Im Bereich der Mobilität setzt der Senat vor allem auf den Ausbau des Nahverkehrs, unter anderem durch den Schnellbahnausbau, zusätzliche Haltestellen und Express-Busse. Umstiegsanreize sollen auch durch autofreie Innenstadtzonen geschaffen werden. Der Radverkehr soll weiter gefördert, die E-Mobilität ausgebaut werden.

Die CDU nannte den Klimaplan eine "vorläufige Einigung" zwischen SPD und Grünen, die nur im Lichte der bevorstehenden Bürgerschaftswahl zustande gekommen sei. "Schlecht ist es um das politische Klima im rot-grünen Senat bestellt", sagte Fraktionschef André Trepoll. "Jetzt soll kurz vor der Wahl plötzlich alles ganz schnell gehen, ohne eine breite Diskussion in der Stadt." Die CDU hatte erst am Montag einen eigenen Klimaplan vorgelegt.

Der Umweltpolitische Sprecher der Linksfraktion, Stephan Jersch, kritisierte eine riesige "Lücke in Sachen soziale Gerechtigkeit", die nur als Fußnote auftauche. "Dafür schont der Senat die Industrie auf Kosten des Klimas – und auch den Haushalt: Lediglich 200 Millionen Euro pro Jahr will er im Kampf gegen den Klimawandel investieren."

FDP-Fraktionschefin Anna von Treuenfels-Frowein forderte "Investitionen in Innovation und Forschung statt weiterer Verbote". Die SPD lasse sich vom grünen Koalitionspartner "auf der Nase herumtanzen". Das werde das Wohnen in Hamburg teurer machen. "Bauherren werden gegängelt, indem ihnen Solardächer oder immer stärkere Dämmung vorgeschrieben werden."
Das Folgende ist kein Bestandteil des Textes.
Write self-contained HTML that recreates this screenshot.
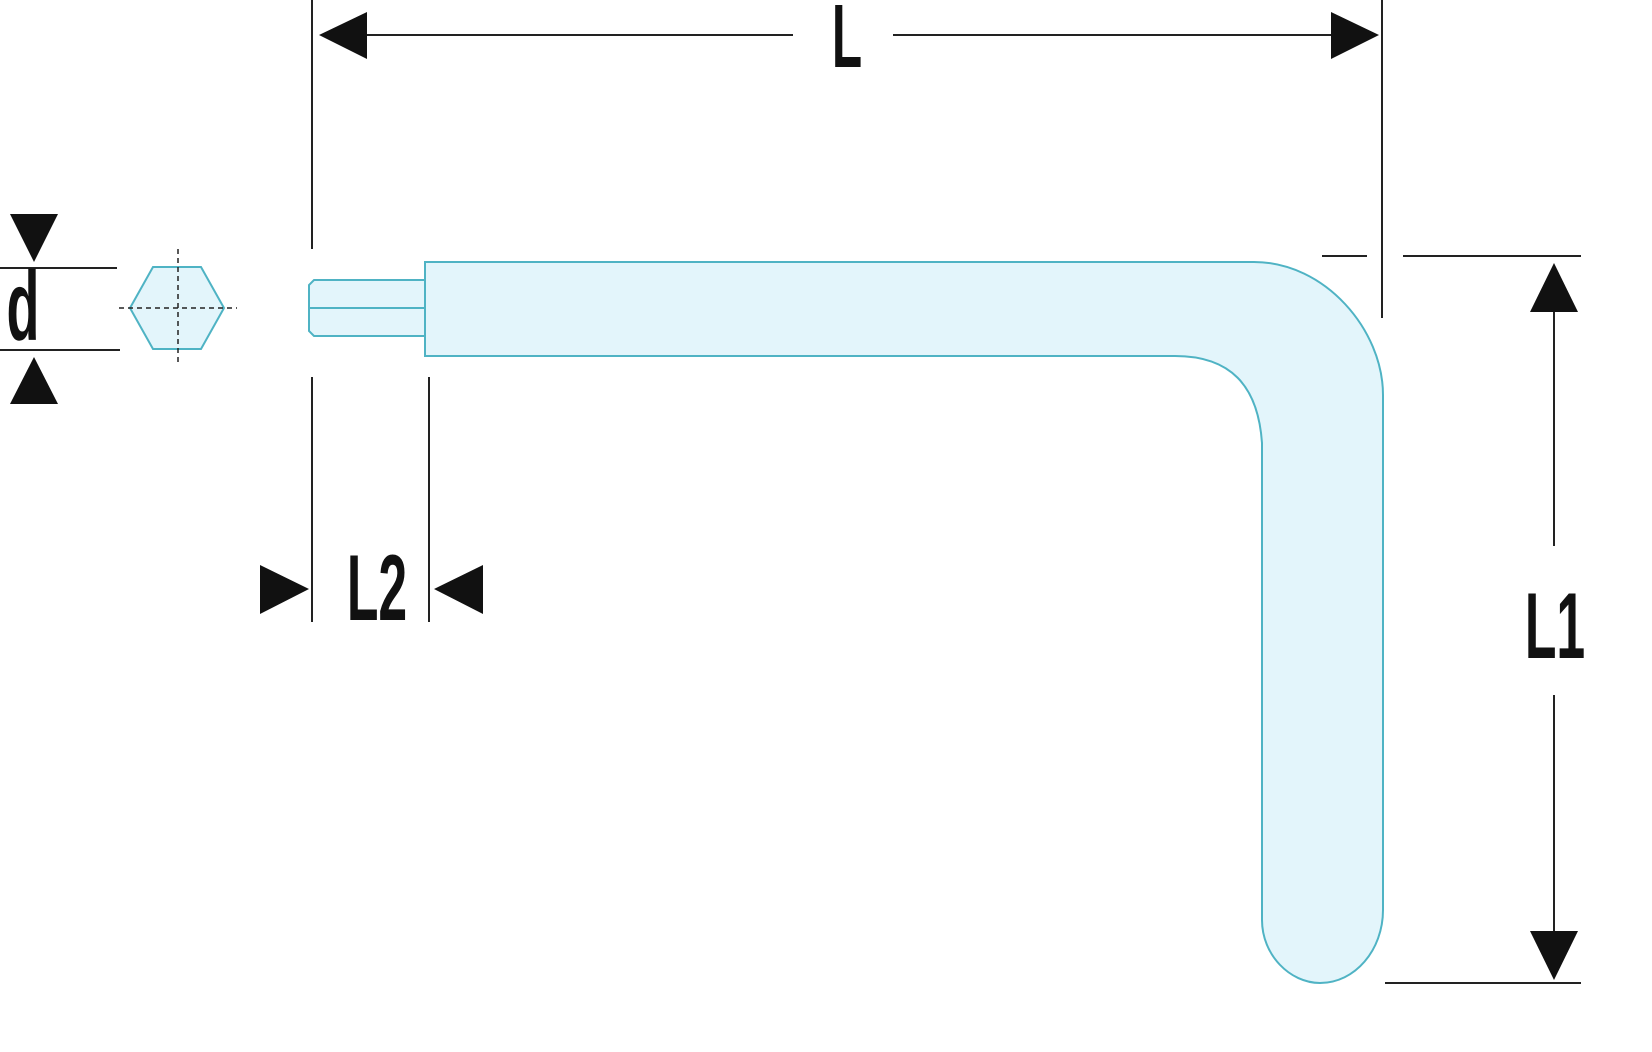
<!DOCTYPE html>
<html><head><meta charset="utf-8"><style>html,body{margin:0;padding:0;background:#fff}svg{display:block}</style></head>
<body>
<svg width="1652" height="1052" viewBox="0 0 1652 1052" xmlns="http://www.w3.org/2000/svg">
<g stroke="#222" stroke-width="2" fill="none">
<line x1="312" y1="0" x2="312" y2="249"/>
<line x1="312" y1="377" x2="312" y2="622"/>
<line x1="429" y1="377" x2="429" y2="622"/>
<line x1="1382" y1="0" x2="1382" y2="318"/>
<line x1="360" y1="35" x2="793" y2="35"/>
<line x1="893" y1="35" x2="1335" y2="35"/>
<line x1="1322" y1="256" x2="1367" y2="256"/>
<line x1="1403" y1="256" x2="1581" y2="256"/>
<line x1="1385" y1="983" x2="1581" y2="983"/>
<line x1="1554" y1="305" x2="1554" y2="546"/>
<line x1="1554" y1="695" x2="1554" y2="935"/>
<line x1="0" y1="268" x2="117" y2="268"/>
<line x1="0" y1="350" x2="120" y2="350"/>
</g>
<g fill="#111">
<polygon points="319,35 367,12 367,59"/>
<polygon points="1379,35 1331,12 1331,59"/>
<polygon points="1554,263 1530,312 1578,312"/>
<polygon points="1554,980 1530,931 1578,931"/>
<polygon points="10,214 58,214 34,262"/>
<polygon points="34,357 10,404 58,404"/>
<polygon points="309,589 260,565 260,614"/>
<polygon points="434,589 483,565 483,614"/>
</g>
<g fill="#e3f5fb" stroke="#4fb3c4" stroke-width="2">
<path d="M425,262 L1254,262 C1325,262 1383,330 1383,395 L1383,910 C1383,950 1355,983 1320,983 C1290,983 1262,955 1262,920 L1262,443 C1258,385 1230,356 1175,356 L425,356 Z"/>
<path d="M314,280 L425,280 L425,336 L314,336 L309,331 L309,285 Z"/>
<line x1="309" y1="308" x2="425" y2="308"/>
<polygon points="130,308 153,267 201,267 224,308 201,349 153,349"/>
</g>
<g stroke="#222" stroke-width="1.5" stroke-dasharray="5,4">
<line x1="119" y1="308" x2="237" y2="308"/>
<line x1="178" y1="249" x2="178" y2="366"/>
</g>
<g font-family="Liberation Sans, sans-serif" font-weight="bold" fill="#111">
<text x="847" y="67" font-size="90" text-anchor="middle" transform="translate(847 0) scale(0.55 1) translate(-847 0)">L</text>
<text x="1555" y="658" font-size="94" text-anchor="middle" transform="translate(1555 0) scale(0.55 1) translate(-1555 0)">L1</text>
<text x="377" y="620" font-size="94" text-anchor="middle" transform="translate(377 0) scale(0.55 1) translate(-377 0)">L2</text>
<text x="23" y="340" font-size="98" text-anchor="middle" transform="translate(23 0) scale(0.55 1) translate(-23 0)">d</text>
</g>
</svg>
</body></html>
Bezahlbares Wohnen und Klimaschutz dürften nicht gegeneinander ausgespielt werden, sagte auch der Direktor des Verbands norddeutscher Wohnungsunternehmen, Andreas Breitner. "Zusätzliche energetische Auflagen und umweltpolitische Sonderwünsche verteuern aber den Bau von Wohnraum."

Durch die Hamburger Maßnahmen könne der Klimawandel nicht aufgehalten werden, sagte AfD-Fraktionschef Dirk Nockemann. "Klimahysterie wird jetzt in Hamburg zum Gesetz und soll in der Verfassung verankert werden." Globale Probleme sollten global gelöst werden, forderte er.